Tuesday, December 20, 2005

Where have all the howlers gone?

Just last summer the air was filled with anxiety about an apparent box-office slump, as journalists and studio executives alike wondered why fewer people seemed to be going to the movies. The most obvious explanation - or at least the one I favored at the time - was that the movies just weren't good enough. But now that the season of list-making and awards-mongering is upon us and the slump talk has quieted down, I find myself preoccupied with a slightly different, not unrelated worry: What if the problem with Hollywood today is that the movies aren't bad enough?
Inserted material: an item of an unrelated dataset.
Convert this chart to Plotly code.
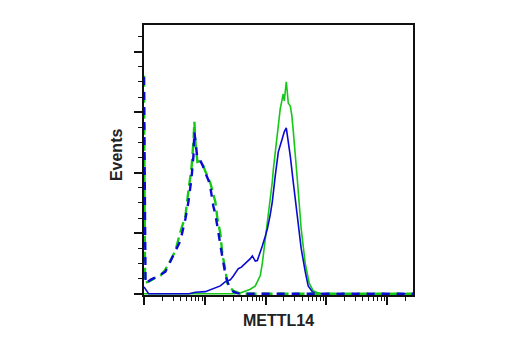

Which is not to say that there aren't enough bad movies. Quite the contrary. There is never a shortage, and there may even be a glut. The number of movies reviewed in The New York Times - those released in New York - grows every year; in 2005 it will approach 600. Given that so much human endeavor is condemned to mediocrity - like it or not, we spend most of our lives in the fat, undistinguished middle of the bell curve - it is hardly surprising that many of these pictures turn out not to be very good. But the very worst films achieve a special distinction, soliciting membership in a kind of negative canon, an empyrean of anti-masterpieces. It is this kind of bad movie - the train wreck, the catastrophe, the utter and absolute artistic disaster - that seems to be in short supply.

And this is very bad news. Disasters and masterpieces, after all, often arise from the same impulses: extravagant ambition, irrational risk, pure chutzpah, a synergistic blend of vanity, vision and self-delusion. The tiniest miscalculation on the part of the artist - or of the audience - can mean the difference between adulation and derision. So in the realm of creative achievement, the worst is not just the opposite of the best, but also its neighbor. This year has produced plenty of candidates for a Bottom 10 (or 30 or 100) list, but I fear that none of the bad movies are truly worthy of being called the worst. And this may be why so few are worthy of being considered for the best.
More from A.O. Scott in The New York Times.

There are some interesting reflections on this article from Billy Mernit.
Teachers of writing ... are always telling students to "dare to be awful." So I say that now's the time -- for the courage of convictions, for the taking of leaps. Maybe you'll interest the next Ed Wood... maybe you'll attract a James Cameron. Just know there's currently a slowly dawning awareness on the studios' part that the mainstream, that mythical beast, is shifting in its unconsciousness and changing up the rules. You've got them at a rare moment of vulnerability, a time when the William Goldman edict (Nobody knows anything) is more applicable than ever.